Brendan “Darkie” Hughes, once a close friend of Mr Adams, said: “There’s only one man who gave the order for that woman to be executed. That man is now the head of Sinn Féin.”

But, Mr Adams, now a Louth TD, told the documentary makers: "I had no act or part to play in either the abduction, the killing or burial of Jean McConville or indeed any of these other people.

“Brendan is telling lies.”

Mr Hughes died in 2008 and Old Bailey bomber Dolours Price, who died earlier this year, also made the allegation against Mr Adams.

Mr Adams has always denied being a member of the IRA.

Ms McConville’s remains were recovered at Shelling Beach, Co Louth in August 2003 - more than three decades after she was abducted - by a member of the public. She had been badly beaten and shot in the back of the head.

Her murder is a live investigation because a man out walking made the discovery rather than information coming from the IRA.

To date the bodies of 10 people have been recovered.

A further seven people including west Belfast IRA man Joe Lynskey, Brendan McGraw from Twinbrook and SAS-trained officer Captain Robert Nairac have never been found.

Mr Adams repeated calls in the Dáil for anyone with information on The Disappeared to co-operate with the Independent Commission for the Location of Victims’ Remains (ICLVR).

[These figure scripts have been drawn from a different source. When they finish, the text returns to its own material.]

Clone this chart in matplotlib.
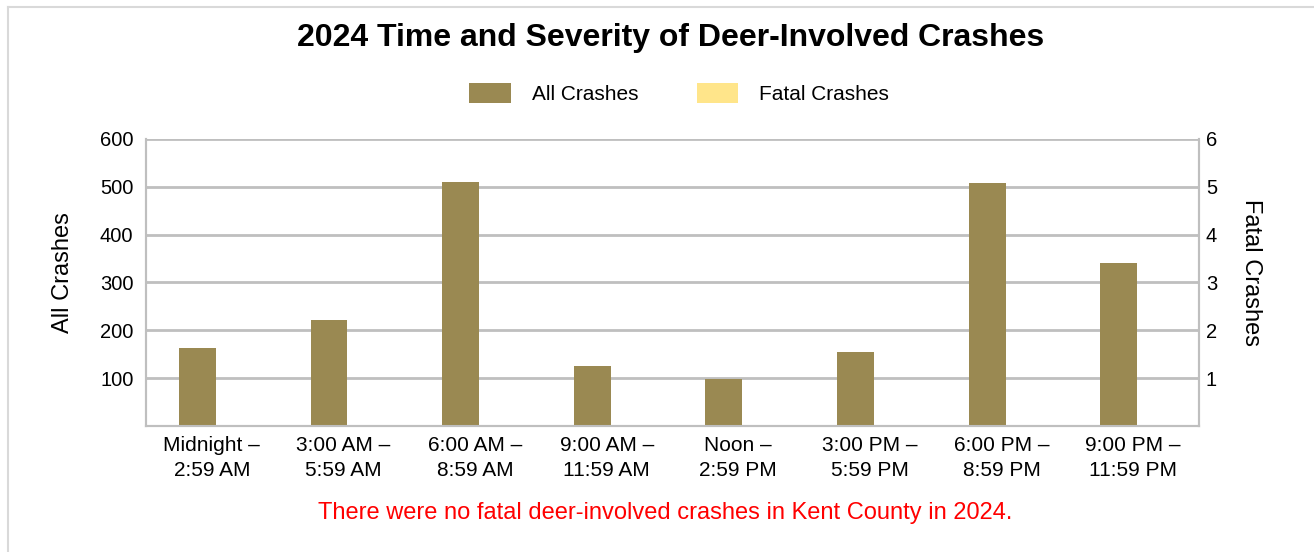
import matplotlib
matplotlib.use('Agg')
import numpy as np
import matplotlib.pyplot as plt
from matplotlib.patches import Patch
from matplotlib.lines import Line2D

plt.rcParams['font.family'] = ['Liberation Sans', 'DejaVu Sans']

# Data
periods = ['Midnight \u2013\n2:59 AM', '3:00 AM \u2013\n5:59 AM', '6:00 AM \u2013\n8:59 AM',
           '9:00 AM \u2013\n11:59 AM', 'Noon \u2013\n2:59 PM', '3:00 PM \u2013\n5:59 PM',
           '6:00 PM \u2013\n8:59 PM', '9:00 PM \u2013\n11:59 PM']
all_crashes = [164, 221, 510, 125, 98, 154, 508, 340]
fatal_crashes = [0, 0, 0, 0, 0, 0, 0, 0]
left_ticks = [100, 200, 300, 400, 500, 600]
right_ticks = [1, 2, 3, 4, 5, 6]

all_color = '#9A8952'
fatal_color = '#FFE58A'
grid_color = '#BFBFBF'

fig = plt.figure(figsize=(13.14, 5.52), dpi=100)
ax = fig.add_axes([0.1111, 0.2283, 0.8014, 0.5199])
ax2 = ax.twinx()

x = np.arange(len(periods))
w = 0.28
ax.bar(x - w / 2 + 0.03, all_crashes, width=w, color=all_color, zorder=3)
ax2.bar(x + w / 2 + 0.03, fatal_crashes, width=w, color=fatal_color, zorder=3)

ax.set_xlim(-0.5, len(periods) - 0.5)
ax.set_ylim(0, 600)
ax2.set_ylim(0, 6)
ax.set_yticks(left_ticks)
ax2.set_yticks(right_ticks)
ax.set_xticks(x)
ax.set_xticklabels(periods, fontsize=15, linespacing=1.45)
ax.tick_params(axis='both', length=0, labelsize=14.5)
ax.tick_params(axis='x', labelsize=15, pad=7)
ax2.tick_params(axis='y', length=0, labelsize=14.5, pad=5)
ax.tick_params(axis='y', pad=9)

ax.grid(axis='y', color=grid_color, linewidth=2, zorder=0)
ax.set_axisbelow(True)
for a in (ax, ax2):
    for s in a.spines.values():
        s.set_color(grid_color)
        s.set_linewidth(1.5)
    a.spines['top'].set_visible(False)

fig.text(0.048, 0.507, 'All Crashes', rotation=90, fontsize=17, ha='center', va='center')
fig.text(0.952, 0.507, 'Fatal Crashes', rotation=-90, fontsize=17, ha='center', va='center')

fig.text(0.5106, 0.932, '2024 Time and Severity of Deer-Involved Crashes',
         fontsize=23, fontweight='bold', ha='center', va='center')

handles = [Patch(facecolor=all_color), Patch(facecolor=fatal_color)]
fig.legend(handles, ['All Crashes', 'Fatal Crashes'], loc='center',
           bbox_to_anchor=(0.517, 0.83), ncol=2, frameon=False, fontsize=15,
           handlelength=2.0, handleheight=1.1, handletextpad=1.0, columnspacing=2.8)

fig.text(0.506, 0.07, 'There were no fatal deer-involved crashes in Kent County in 2024.',
         fontsize=17, color='#FF0000', ha='center', va='center')

# light frame around the chart
fig.add_artist(Line2D([0.006, 0.006], [0.0, 0.987], color='#D9D9D9', linewidth=1.5))
fig.add_artist(Line2D([0.006, 1.0], [0.987, 0.987], color='#D9D9D9', linewidth=1.5))

fig.savefig('out.png', dpi=100, facecolor='white')
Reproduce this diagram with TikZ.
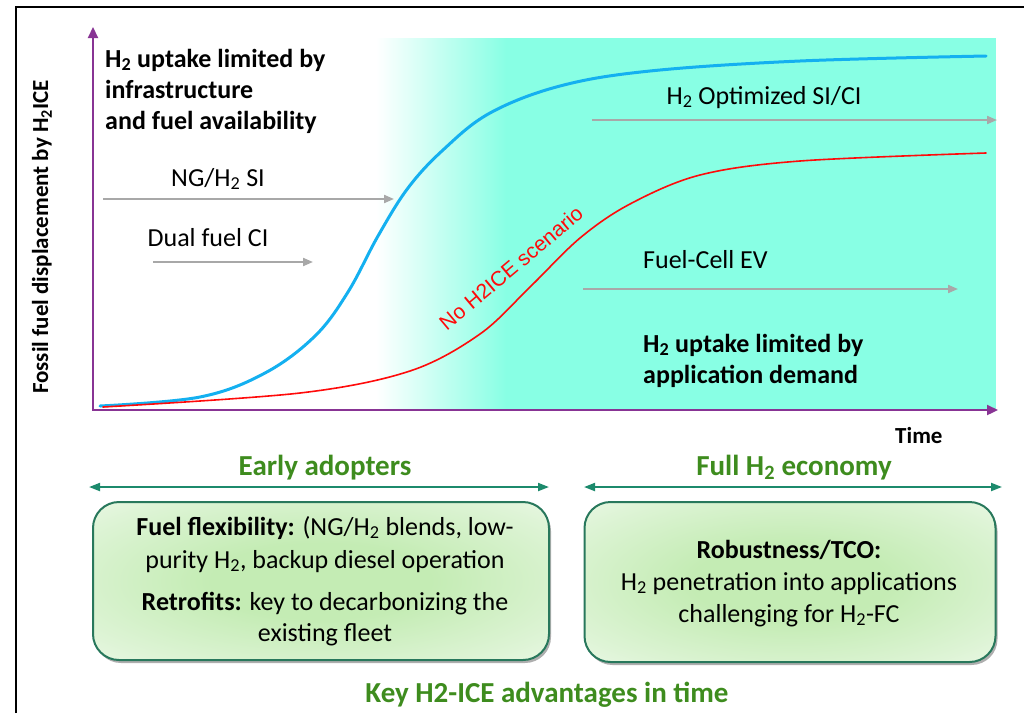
\documentclass[tikz,border=0pt]{standalone}
\usepackage{fontspec}
\setmainfont{Carlito}
\newfontfamily\arialf{Liberation Sans}
\usetikzlibrary{arrows.meta,shadows}
\definecolor{axispurple}{RGB}{136,52,148}
\definecolor{curveblue}{RGB}{20,176,240}
\definecolor{curvered}{RGB}{255,10,10}
\definecolor{arrowgray}{RGB}{168,168,168}
\definecolor{tealfill}{RGB}{136,255,228}
\definecolor{titlegreen}{RGB}{62,140,30}
\definecolor{spangreen}{RGB}{28,138,108}
\definecolor{boxedge}{RGB}{40,120,92}
\definecolor{boxfill}{RGB}{196,236,180}
\definecolor{boxmid}{RGB}{222,244,214}
\pgfdeclareradialshading{boxglow}{\pgfpoint{0bp}{0bp}}{color(0bp)=(boxfill); color(12bp)=(boxfill); color(30bp)=(boxmid); color(48bp)=(white); color(100bp)=(white)}
\tikzset{
  axis/.style={draw=axispurple, line width=2.2pt, {Triangle[length=11pt,width=10pt]}-{Triangle[length=11pt,width=10pt]}},
  grayarrow/.style={draw=arrowgray, line width=2pt, -{Triangle[length=10pt,width=8pt]}},
  span/.style={draw=spangreen, line width=2pt, {Triangle[length=11pt,width=8pt]}-{Triangle[length=11pt,width=8pt]}},
  hdr/.style={font=\fontsize{26}{31}\selectfont\bfseries, align=left, inner sep=0pt},
  lbl/.style={font=\fontsize{26}{31}\selectfont, inner sep=0pt},
  bodytxt/.style={font=\fontsize{26}{32}\selectfont, align=center, inner sep=0pt},
  gtitle/.style={font=\fontsize{29}{34}\selectfont\bfseries, text=titlegreen, inner sep=0pt},
  advbox/.style={draw=boxedge, line width=2pt, rounded corners=26pt, shading=boxglow,
    drop shadow={shadow xshift=2pt, shadow yshift=-3pt, opacity=0.45, fill=black!70}}
}
\begin{document}
\begin{tikzpicture}[x=1pt,y=-1pt]
\useasboundingbox (0,0) rectangle (1024,713);
% frame
\draw[line width=2pt] (16,713) -- (16,7) -- (1024,7);
% background band
\fill[tealfill] (505,38) rectangle (996,410);
\shade[left color=white, right color=tealfill] (376,38) rectangle (506,410);
% axes
\coordinate (ytop) at (93,27);
\coordinate (orig) at (93,410);
\coordinate (xend) at (998,410);
\draw[axis] (ytop) -- (orig) -- (xend);
% curves
\draw[curveblue, line width=3pt, line cap=round] plot[smooth, tension=0.6] coordinates {
 (100,406) (200,397) (265,373) (315,336) (348,292) (378,236) (408,188) (443,150) (490,113) (560,86) (650,71) (800,61) (986,56)};
\draw[curvered, line width=1.6pt, line cap=round] plot[smooth, tension=0.55] coordinates {
 (103,407) (300,393) (410,371) (480,334) (530,287) (580,238) (630,204) (700,175) (800,161) (986,153)};
\node[font=\arialf\fontsize{21}{25}\selectfont, text=curvered, rotate=40, inner sep=0pt] (nosc) at (511,268) {No H2ICE scenario};
% headings
\node[hdr, anchor=base west] (hinfra) at (105,129) {H\textsubscript{2} uptake limited by\\infrastructure\\and fuel availability};
\node[hdr, anchor=base west] (hdemand) at (643,383) {H\textsubscript{2} uptake limited by\\application demand};
% technology arrows
\node[lbl, anchor=base] (ngt) at (218,186) {NG/H\textsubscript{2} SI};
\coordinate (ng1) at (103,199); \coordinate (ng2) at (394,199);
\draw[grayarrow] (ng1) -- (ng2);
\node[lbl, anchor=base] (dft) at (208,246) {Dual fuel CI};
\coordinate (df1) at (153,262); \coordinate (df2) at (313,262);
\draw[grayarrow] (df1) -- (df2);
\node[lbl, anchor=base] (opt) at (764,104) {H\textsubscript{2} Optimized SI/CI};
\coordinate (op1) at (592,120); \coordinate (op2) at (997,120);
\draw[grayarrow] (op1) -- (op2);
\node[lbl, anchor=base west] (fct) at (643,268) {Fuel-Cell EV};
\coordinate (fc1) at (583,289); \coordinate (fc2) at (958,289);
\draw[grayarrow] (fc1) -- (fc2);
% axis labels
\node[font=\fontsize{23}{27}\selectfont\bfseries, rotate=90, inner sep=0pt] (ylab) at (42,237) {Fossil fuel displacement by H\textsubscript{2}ICE};
\node[font=\fontsize{23}{27}\selectfont\bfseries, anchor=base west, inner sep=0pt] (xlab) at (895,443) {Time};
% phases
\node[gtitle, anchor=base] (early) at (325,475) {Early adopters};
\coordinate (e1) at (89,487); \coordinate (e2) at (549,487);
\draw[span] (e1) -- (e2);
\node[gtitle, anchor=base] (full) at (794,475) {Full H\textsubscript{2} economy};
\coordinate (f1) at (584,487); \coordinate (f2) at (1002,487);
\draw[span] (f1) -- (f2);
% boxes
\node[advbox, minimum width=456pt, minimum height=158pt] (box1) at (321,581) {};
\node[advbox, minimum width=411pt, minimum height=160pt] (box2) at (790,582) {};
\node[bodytxt, anchor=base, font=\fontsize{26}{33}\selectfont] (b1a) at (325,568) {\textbf{Fuel flexibility:} (NG/H\textsubscript{2} blends, low-\\purity H\textsubscript{2}, backup diesel operation};
\node[bodytxt, anchor=base, font=\fontsize{26}{31}\selectfont] (b1b) at (325,641) {\textbf{Retrofits:} key to decarbonizing the\\existing fleet};
\node[bodytxt, anchor=base, font=\fontsize{26}{32}\selectfont] (b2) at (789,622) {\textbf{Robustness/TCO:}\\H\textsubscript{2} penetration into applications\\challenging for H\textsubscript{2}-FC};
\node[gtitle, anchor=base] (keyadv) at (547,702) {Key H2-ICE advantages in time};
\end{tikzpicture}
\end{document}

The body was jointly established by the British and Irish governments in 1999 and guarantees that all information given is treated anonymously.

The Taoiseach said he hopes the programme “stimulates active minds” to make their information available.

“For others who are disappeared in a similar fashion, if they are laid to rest in tragic circumstances in Co Meath or Co Monaghan, there are people out there who know what happened to them as well, and it’s time that they would engage with the Commission set up by the last Government for this purpose,” he said.